>> Begin
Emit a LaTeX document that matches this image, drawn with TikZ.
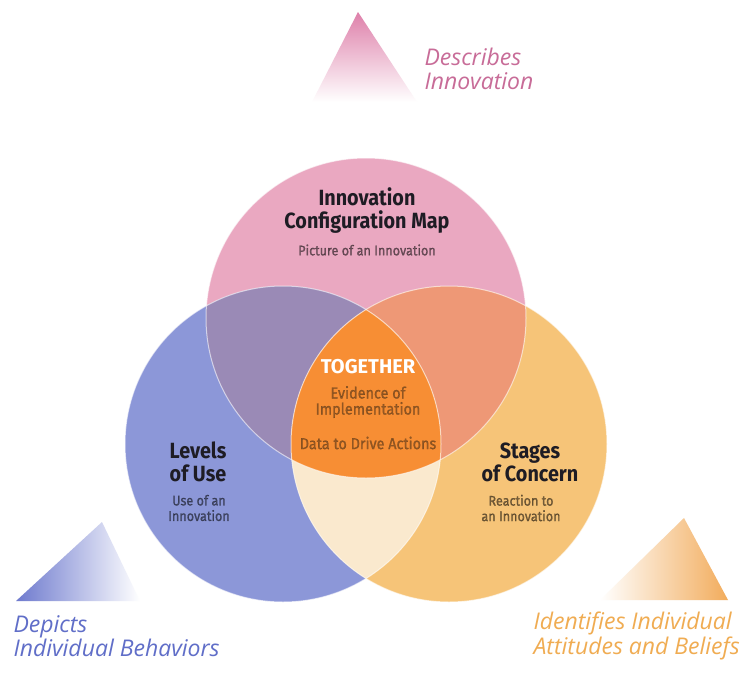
\documentclass[tikz,border=0pt]{standalone}
\usepackage{fontspec}
\setmainfont{Fira Sans}
\newfontfamily\condfont[FakeStretch=0.9]{Fira Sans}
\newfontfamily\subfont[FakeStretch=0.9,FakeBold=1.2]{Fira Sans}
\newfontfamily\labelfont{Open Sans}
\definecolor{pinkc}{RGB}{234,168,193}
\definecolor{bluec}{RGB}{140,151,216}
\definecolor{orangec}{RGB}{246,196,120}
\definecolor{purplec}{RGB}{154,138,182}
\definecolor{salmonc}{RGB}{238,152,118}
\definecolor{creamc}{RGB}{250,233,206}
\definecolor{tripc}{RGB}{247,142,52}
\definecolor{pinktri}{RGB}{222,128,170}
\definecolor{bluetri}{RGB}{110,122,206}
\definecolor{orangetri}{RGB}{242,172,92}
\definecolor{pinktxt}{RGB}{200,108,152}
\definecolor{bluetxt}{RGB}{96,110,200}
\definecolor{orangetxt}{RGB}{240,172,82}
\definecolor{titletxt}{RGB}{30,28,36}
\tikzset{
  title/.style={align=center, text=titletxt, font=\condfont\bfseries\fontsize{22}{23}\selectfont},
  subtitle/.style={align=center, text=black, text opacity=0.5, font=\subfont\fontsize{14}{15.5}\selectfont},
  centretext/.style={align=center, text=black!70!brown, text opacity=0.5, font=\subfont\fontsize{16}{16}\selectfont},
  legend/.style={align=left, anchor=west, font=\labelfont\itshape\fontsize{23}{24.5}\selectfont},
  rim/.style={white, opacity=0.6, line width=1pt}
}
\begin{document}
\begin{tikzpicture}[x=1pt,y=-1pt]
\useasboundingbox (0,0) rectangle (742,694);
\fill[white] (0,0) rectangle (742,694);

% circle centres
\coordinate (P) at (366,318);
\coordinate (B) at (283,444);
\coordinate (O) at (449,444);

% shaded triangles
\shade[top color=pinktri, bottom color=white] (358,12) -- (417,102) -- (312,102) -- cycle;
\shade[left color=bluetri, right color=white] (102,522) -- (140,601) -- (16,601) -- cycle;
\shade[left color=white, right color=orangetri] (684,518) -- (728,600) -- (600,600) -- cycle;

% base discs
\fill[pinkc] (P) circle[radius=160pt];
\fill[bluec] (B) circle[radius=158pt];
\fill[orangec] (O) circle[radius=158pt];
% pairwise overlaps
\begin{scope}
  \clip (P) circle[radius=160pt];
  \fill[purplec] (B) circle[radius=158pt];
  \fill[salmonc] (O) circle[radius=158pt];
\end{scope}
\begin{scope}
  \clip (B) circle[radius=158pt];
  \fill[creamc] (O) circle[radius=158pt];
\end{scope}
% triple overlap
\begin{scope}
  \clip (P) circle[radius=160pt];
  \clip (B) circle[radius=158pt];
  \fill[tripc] (O) circle[radius=158pt];
\end{scope}
% thin light rims
\draw[rim] (P) circle[radius=160pt];
\draw[rim] (B) circle[radius=158pt];
\draw[rim] (O) circle[radius=158pt];

% circle texts
\node[title] (icm) at (367,211) {Innovation\\Configuration Map};
\node[subtitle] (icmsub) at (367,250) {Picture of an Innovation};

\node[font=\bfseries\fontsize{20}{22}\selectfont, text=white] (tog) at (368,367) {TOGETHER};
\node[centretext] (evid) at (368,402) {Evidence of\\Implementation};
\node[centretext] (data) at (368,443) {Data to Drive Actions};

\node[title] (lou) at (198,462) {Levels\\of Use};
\node[subtitle] (lousub) at (199,508) {Use of an\\Innovation};

\node[title] (soc) at (530,462) {Stages\\of Concern};
\node[subtitle] (socsub) at (521,508) {Reaction to\\an Innovation};

% side legends
\node[legend, text=pinktxt] (desc) at (421,69) {Describes\\Innovation};
\node[legend, text=bluetxt] (depi) at (10,636) {Depicts\\Individual Behaviors};
\node[legend, text=orangetxt] (iden) at (530,636) {Identifies Individual\\Attitudes and Beliefs};
\end{tikzpicture}
\end{document}
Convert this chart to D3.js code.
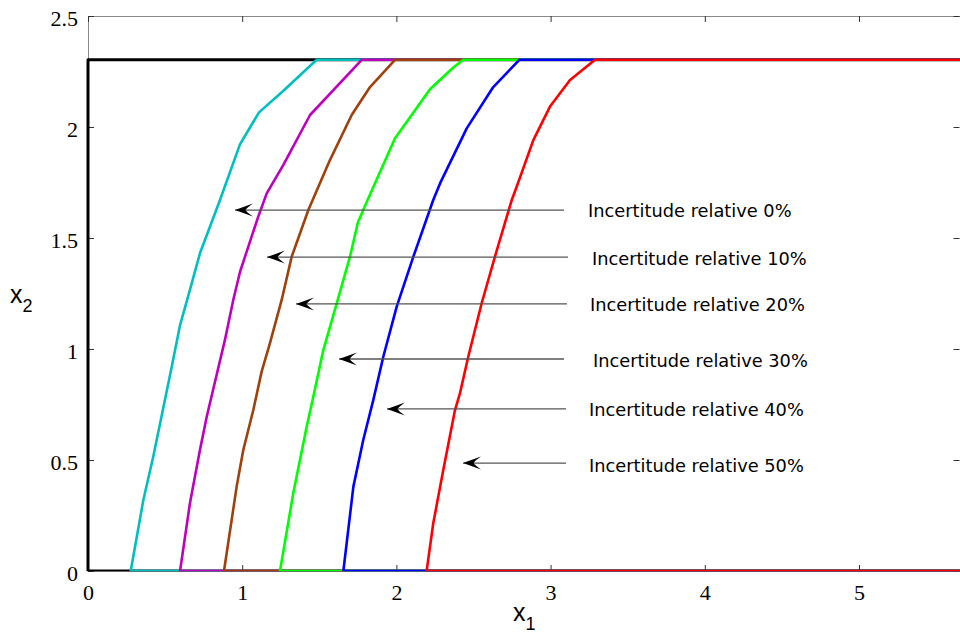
>> End
Leave out all images, then reproduce the entries above exactly.

Emit a LaTeX document that matches this image, drawn with TikZ.
\documentclass[tikz,border=0pt]{standalone}
\usepackage{fontspec}
\setmainfont{Fira Sans}
\newfontfamily\condfont[FakeStretch=0.9]{Fira Sans}
\newfontfamily\subfont[FakeStretch=0.9,FakeBold=1.2]{Fira Sans}
\newfontfamily\labelfont{Open Sans}
\definecolor{pinkc}{RGB}{234,168,193}
\definecolor{bluec}{RGB}{140,151,216}
\definecolor{orangec}{RGB}{246,196,120}
\definecolor{purplec}{RGB}{154,138,182}
\definecolor{salmonc}{RGB}{238,152,118}
\definecolor{creamc}{RGB}{250,233,206}
\definecolor{tripc}{RGB}{247,142,52}
\definecolor{pinktri}{RGB}{222,128,170}
\definecolor{bluetri}{RGB}{110,122,206}
\definecolor{orangetri}{RGB}{242,172,92}
\definecolor{pinktxt}{RGB}{200,108,152}
\definecolor{bluetxt}{RGB}{96,110,200}
\definecolor{orangetxt}{RGB}{240,172,82}
\definecolor{titletxt}{RGB}{30,28,36}
\tikzset{
  title/.style={align=center, text=titletxt, font=\condfont\bfseries\fontsize{22}{23}\selectfont},
  subtitle/.style={align=center, text=black, text opacity=0.5, font=\subfont\fontsize{14}{15.5}\selectfont},
  centretext/.style={align=center, text=black!70!brown, text opacity=0.5, font=\subfont\fontsize{16}{16}\selectfont},
  legend/.style={align=left, anchor=west, font=\labelfont\itshape\fontsize{23}{24.5}\selectfont},
  rim/.style={white, opacity=0.6, line width=1pt}
}
\begin{document}
\begin{tikzpicture}[x=1pt,y=-1pt]
\useasboundingbox (0,0) rectangle (742,694);
\fill[white] (0,0) rectangle (742,694);

% circle centres
\coordinate (P) at (366,318);
\coordinate (B) at (283,444);
\coordinate (O) at (449,444);

% shaded triangles
\shade[top color=pinktri, bottom color=white] (358,12) -- (417,102) -- (312,102) -- cycle;
\shade[left color=bluetri, right color=white] (102,522) -- (140,601) -- (16,601) -- cycle;
\shade[left color=white, right color=orangetri] (684,518) -- (728,600) -- (600,600) -- cycle;

% base discs
\fill[pinkc] (P) circle[radius=160pt];
\fill[bluec] (B) circle[radius=158pt];
\fill[orangec] (O) circle[radius=158pt];
% pairwise overlaps
\begin{scope}
  \clip (P) circle[radius=160pt];
  \fill[purplec] (B) circle[radius=158pt];
  \fill[salmonc] (O) circle[radius=158pt];
\end{scope}
\begin{scope}
  \clip (B) circle[radius=158pt];
  \fill[creamc] (O) circle[radius=158pt];
\end{scope}
% triple overlap
\begin{scope}
  \clip (P) circle[radius=160pt];
  \clip (B) circle[radius=158pt];
  \fill[tripc] (O) circle[radius=158pt];
\end{scope}
% thin light rims
\draw[rim] (P) circle[radius=160pt];
\draw[rim] (B) circle[radius=158pt];
\draw[rim] (O) circle[radius=158pt];

% circle texts
\node[title] (icm) at (367,211) {Innovation\\Configuration Map};
\node[subtitle] (icmsub) at (367,250) {Picture of an Innovation};

\node[font=\bfseries\fontsize{20}{22}\selectfont, text=white] (tog) at (368,367) {TOGETHER};
\node[centretext] (evid) at (368,402) {Evidence of\\Implementation};
\node[centretext] (data) at (368,443) {Data to Drive Actions};

\node[title] (lou) at (198,462) {Levels\\of Use};
\node[subtitle] (lousub) at (199,508) {Use of an\\Innovation};

\node[title] (soc) at (530,462) {Stages\\of Concern};
\node[subtitle] (socsub) at (521,508) {Reaction to\\an Innovation};

% side legends
\node[legend, text=pinktxt] (desc) at (421,69) {Describes\\Innovation};
\node[legend, text=bluetxt] (depi) at (10,636) {Depicts\\Individual Behaviors};
\node[legend, text=orangetxt] (iden) at (530,636) {Identifies Individual\\Attitudes and Beliefs};
\end{tikzpicture}
\end{document}
Convert this chart to D3.js code.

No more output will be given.